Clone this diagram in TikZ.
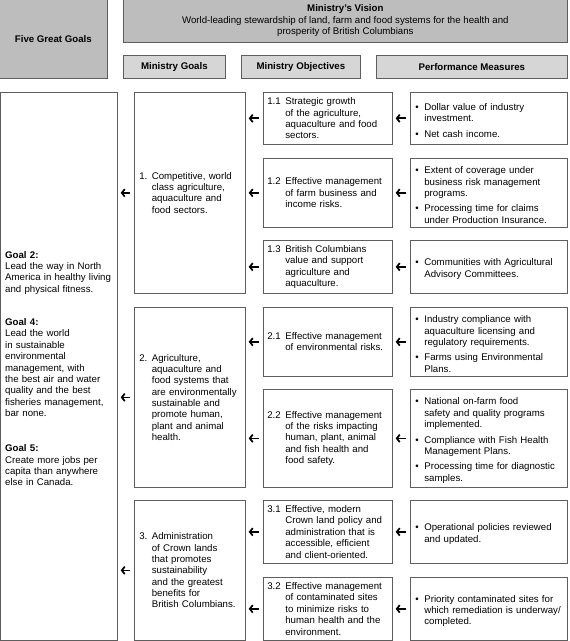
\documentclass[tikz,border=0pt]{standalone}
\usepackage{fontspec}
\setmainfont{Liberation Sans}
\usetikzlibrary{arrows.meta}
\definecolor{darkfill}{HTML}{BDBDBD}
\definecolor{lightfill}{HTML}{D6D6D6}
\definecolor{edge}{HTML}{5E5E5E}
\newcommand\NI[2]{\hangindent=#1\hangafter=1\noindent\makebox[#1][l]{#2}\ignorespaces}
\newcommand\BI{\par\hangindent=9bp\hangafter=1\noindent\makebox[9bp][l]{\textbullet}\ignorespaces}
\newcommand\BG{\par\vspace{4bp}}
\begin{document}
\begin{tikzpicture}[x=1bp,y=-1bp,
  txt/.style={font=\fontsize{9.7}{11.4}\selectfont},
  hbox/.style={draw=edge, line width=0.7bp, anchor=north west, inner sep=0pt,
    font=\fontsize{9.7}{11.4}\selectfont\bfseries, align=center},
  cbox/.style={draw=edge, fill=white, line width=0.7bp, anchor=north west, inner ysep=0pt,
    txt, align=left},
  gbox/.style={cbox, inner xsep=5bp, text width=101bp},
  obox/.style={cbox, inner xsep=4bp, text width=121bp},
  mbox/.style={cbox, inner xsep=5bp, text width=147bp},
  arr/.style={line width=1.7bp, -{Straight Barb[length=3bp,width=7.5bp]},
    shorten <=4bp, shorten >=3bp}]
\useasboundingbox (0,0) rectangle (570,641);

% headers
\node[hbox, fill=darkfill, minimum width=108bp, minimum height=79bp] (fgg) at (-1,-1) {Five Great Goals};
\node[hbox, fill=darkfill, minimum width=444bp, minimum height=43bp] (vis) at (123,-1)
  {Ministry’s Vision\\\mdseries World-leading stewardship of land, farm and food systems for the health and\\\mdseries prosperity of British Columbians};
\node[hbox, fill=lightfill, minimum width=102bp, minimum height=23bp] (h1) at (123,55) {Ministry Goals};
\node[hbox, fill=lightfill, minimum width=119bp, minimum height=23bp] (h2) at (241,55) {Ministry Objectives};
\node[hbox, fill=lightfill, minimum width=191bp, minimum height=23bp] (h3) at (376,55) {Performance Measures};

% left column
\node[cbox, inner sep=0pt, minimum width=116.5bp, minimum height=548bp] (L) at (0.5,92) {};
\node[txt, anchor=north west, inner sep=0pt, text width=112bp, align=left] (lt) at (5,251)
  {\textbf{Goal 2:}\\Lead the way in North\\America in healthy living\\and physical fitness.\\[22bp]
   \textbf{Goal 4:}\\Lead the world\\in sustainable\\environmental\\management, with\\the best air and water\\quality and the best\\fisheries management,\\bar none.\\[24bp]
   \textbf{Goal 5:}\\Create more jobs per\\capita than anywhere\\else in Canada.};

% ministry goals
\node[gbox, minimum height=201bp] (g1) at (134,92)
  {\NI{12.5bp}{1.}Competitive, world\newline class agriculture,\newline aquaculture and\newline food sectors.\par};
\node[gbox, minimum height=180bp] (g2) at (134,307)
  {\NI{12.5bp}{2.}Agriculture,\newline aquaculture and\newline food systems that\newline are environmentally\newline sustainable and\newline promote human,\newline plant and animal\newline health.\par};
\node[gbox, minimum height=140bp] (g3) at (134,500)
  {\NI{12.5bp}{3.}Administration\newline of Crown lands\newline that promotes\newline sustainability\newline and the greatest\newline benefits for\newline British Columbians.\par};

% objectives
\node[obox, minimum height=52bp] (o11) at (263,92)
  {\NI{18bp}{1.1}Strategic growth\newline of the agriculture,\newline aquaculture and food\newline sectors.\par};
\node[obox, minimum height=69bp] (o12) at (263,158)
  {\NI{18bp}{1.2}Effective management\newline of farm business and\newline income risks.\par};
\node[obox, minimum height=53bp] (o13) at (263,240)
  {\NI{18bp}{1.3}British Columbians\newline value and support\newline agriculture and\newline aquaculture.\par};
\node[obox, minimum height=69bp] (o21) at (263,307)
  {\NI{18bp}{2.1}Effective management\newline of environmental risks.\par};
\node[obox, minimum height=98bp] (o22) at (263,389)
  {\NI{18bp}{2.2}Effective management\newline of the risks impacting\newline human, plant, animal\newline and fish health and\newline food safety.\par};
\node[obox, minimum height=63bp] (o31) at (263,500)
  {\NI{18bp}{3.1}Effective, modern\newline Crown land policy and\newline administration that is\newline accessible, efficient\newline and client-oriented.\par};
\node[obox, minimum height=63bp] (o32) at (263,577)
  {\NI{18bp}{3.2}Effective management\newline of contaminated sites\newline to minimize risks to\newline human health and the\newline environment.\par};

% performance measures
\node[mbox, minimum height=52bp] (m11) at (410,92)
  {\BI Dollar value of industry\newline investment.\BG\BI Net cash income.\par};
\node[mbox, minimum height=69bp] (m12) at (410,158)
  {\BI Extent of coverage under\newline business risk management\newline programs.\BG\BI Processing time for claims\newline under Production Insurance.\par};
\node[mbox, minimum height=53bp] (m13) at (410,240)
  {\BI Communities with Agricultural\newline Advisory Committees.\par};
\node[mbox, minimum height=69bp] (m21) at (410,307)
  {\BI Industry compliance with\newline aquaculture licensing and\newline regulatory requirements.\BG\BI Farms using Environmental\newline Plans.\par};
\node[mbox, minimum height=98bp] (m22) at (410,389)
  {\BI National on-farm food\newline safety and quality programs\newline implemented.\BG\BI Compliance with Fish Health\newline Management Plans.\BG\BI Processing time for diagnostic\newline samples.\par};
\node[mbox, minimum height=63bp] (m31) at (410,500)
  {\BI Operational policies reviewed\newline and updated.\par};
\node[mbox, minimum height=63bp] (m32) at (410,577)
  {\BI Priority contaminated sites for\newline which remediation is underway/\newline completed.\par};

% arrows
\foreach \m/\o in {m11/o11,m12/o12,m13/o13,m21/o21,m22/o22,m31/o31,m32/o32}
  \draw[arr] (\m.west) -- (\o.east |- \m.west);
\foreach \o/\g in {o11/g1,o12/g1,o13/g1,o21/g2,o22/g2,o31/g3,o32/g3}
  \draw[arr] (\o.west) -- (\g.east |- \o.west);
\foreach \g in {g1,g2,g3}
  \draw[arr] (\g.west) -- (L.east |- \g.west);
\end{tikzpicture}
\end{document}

**What the exercise asks**
Without the pictures, write out all of the material exactly.

**Finished exercise**
Clone this diagram in TikZ.
\documentclass[tikz,border=0pt]{standalone}
\usepackage{fontspec}
\setmainfont{Liberation Sans}
\usetikzlibrary{arrows.meta}
\definecolor{darkfill}{HTML}{BDBDBD}
\definecolor{lightfill}{HTML}{D6D6D6}
\definecolor{edge}{HTML}{5E5E5E}
\newcommand\NI[2]{\hangindent=#1\hangafter=1\noindent\makebox[#1][l]{#2}\ignorespaces}
\newcommand\BI{\par\hangindent=9bp\hangafter=1\noindent\makebox[9bp][l]{\textbullet}\ignorespaces}
\newcommand\BG{\par\vspace{4bp}}
\begin{document}
\begin{tikzpicture}[x=1bp,y=-1bp,
  txt/.style={font=\fontsize{9.7}{11.4}\selectfont},
  hbox/.style={draw=edge, line width=0.7bp, anchor=north west, inner sep=0pt,
    font=\fontsize{9.7}{11.4}\selectfont\bfseries, align=center},
  cbox/.style={draw=edge, fill=white, line width=0.7bp, anchor=north west, inner ysep=0pt,
    txt, align=left},
  gbox/.style={cbox, inner xsep=5bp, text width=101bp},
  obox/.style={cbox, inner xsep=4bp, text width=121bp},
  mbox/.style={cbox, inner xsep=5bp, text width=147bp},
  arr/.style={line width=1.7bp, -{Straight Barb[length=3bp,width=7.5bp]},
    shorten <=4bp, shorten >=3bp}]
\useasboundingbox (0,0) rectangle (570,641);

% headers
\node[hbox, fill=darkfill, minimum width=108bp, minimum height=79bp] (fgg) at (-1,-1) {Five Great Goals};
\node[hbox, fill=darkfill, minimum width=444bp, minimum height=43bp] (vis) at (123,-1)
  {Ministry’s Vision\\\mdseries World-leading stewardship of land, farm and food systems for the health and\\\mdseries prosperity of British Columbians};
\node[hbox, fill=lightfill, minimum width=102bp, minimum height=23bp] (h1) at (123,55) {Ministry Goals};
\node[hbox, fill=lightfill, minimum width=119bp, minimum height=23bp] (h2) at (241,55) {Ministry Objectives};
\node[hbox, fill=lightfill, minimum width=191bp, minimum height=23bp] (h3) at (376,55) {Performance Measures};

% left column
\node[cbox, inner sep=0pt, minimum width=116.5bp, minimum height=548bp] (L) at (0.5,92) {};
\node[txt, anchor=north west, inner sep=0pt, text width=112bp, align=left] (lt) at (5,251)
  {\textbf{Goal 2:}\\Lead the way in North\\America in healthy living\\and physical fitness.\\[22bp]
   \textbf{Goal 4:}\\Lead the world\\in sustainable\\environmental\\management, with\\the best air and water\\quality and the best\\fisheries management,\\bar none.\\[24bp]
   \textbf{Goal 5:}\\Create more jobs per\\capita than anywhere\\else in Canada.};

% ministry goals
\node[gbox, minimum height=201bp] (g1) at (134,92)
  {\NI{12.5bp}{1.}Competitive, world\newline class agriculture,\newline aquaculture and\newline food sectors.\par};
\node[gbox, minimum height=180bp] (g2) at (134,307)
  {\NI{12.5bp}{2.}Agriculture,\newline aquaculture and\newline food systems that\newline are environmentally\newline sustainable and\newline promote human,\newline plant and animal\newline health.\par};
\node[gbox, minimum height=140bp] (g3) at (134,500)
  {\NI{12.5bp}{3.}Administration\newline of Crown lands\newline that promotes\newline sustainability\newline and the greatest\newline benefits for\newline British Columbians.\par};

% objectives
\node[obox, minimum height=52bp] (o11) at (263,92)
  {\NI{18bp}{1.1}Strategic growth\newline of the agriculture,\newline aquaculture and food\newline sectors.\par};
\node[obox, minimum height=69bp] (o12) at (263,158)
  {\NI{18bp}{1.2}Effective management\newline of farm business and\newline income risks.\par};
\node[obox, minimum height=53bp] (o13) at (263,240)
  {\NI{18bp}{1.3}British Columbians\newline value and support\newline agriculture and\newline aquaculture.\par};
\node[obox, minimum height=69bp] (o21) at (263,307)
  {\NI{18bp}{2.1}Effective management\newline of environmental risks.\par};
\node[obox, minimum height=98bp] (o22) at (263,389)
  {\NI{18bp}{2.2}Effective management\newline of the risks impacting\newline human, plant, animal\newline and fish health and\newline food safety.\par};
\node[obox, minimum height=63bp] (o31) at (263,500)
  {\NI{18bp}{3.1}Effective, modern\newline Crown land policy and\newline administration that is\newline accessible, efficient\newline and client-oriented.\par};
\node[obox, minimum height=63bp] (o32) at (263,577)
  {\NI{18bp}{3.2}Effective management\newline of contaminated sites\newline to minimize risks to\newline human health and the\newline environment.\par};

% performance measures
\node[mbox, minimum height=52bp] (m11) at (410,92)
  {\BI Dollar value of industry\newline investment.\BG\BI Net cash income.\par};
\node[mbox, minimum height=69bp] (m12) at (410,158)
  {\BI Extent of coverage under\newline business risk management\newline programs.\BG\BI Processing time for claims\newline under Production Insurance.\par};
\node[mbox, minimum height=53bp] (m13) at (410,240)
  {\BI Communities with Agricultural\newline Advisory Committees.\par};
\node[mbox, minimum height=69bp] (m21) at (410,307)
  {\BI Industry compliance with\newline aquaculture licensing and\newline regulatory requirements.\BG\BI Farms using Environmental\newline Plans.\par};
\node[mbox, minimum height=98bp] (m22) at (410,389)
  {\BI National on-farm food\newline safety and quality programs\newline implemented.\BG\BI Compliance with Fish Health\newline Management Plans.\BG\BI Processing time for diagnostic\newline samples.\par};
\node[mbox, minimum height=63bp] (m31) at (410,500)
  {\BI Operational policies reviewed\newline and updated.\par};
\node[mbox, minimum height=63bp] (m32) at (410,577)
  {\BI Priority contaminated sites for\newline which remediation is underway/\newline completed.\par};

% arrows
\foreach \m/\o in {m11/o11,m12/o12,m13/o13,m21/o21,m22/o22,m31/o31,m32/o32}
  \draw[arr] (\m.west) -- (\o.east |- \m.west);
\foreach \o/\g in {o11/g1,o12/g1,o13/g1,o21/g2,o22/g2,o31/g3,o32/g3}
  \draw[arr] (\o.west) -- (\g.east |- \o.west);
\foreach \g in {g1,g2,g3}
  \draw[arr] (\g.west) -- (L.east |- \g.west);
\end{tikzpicture}
\end{document}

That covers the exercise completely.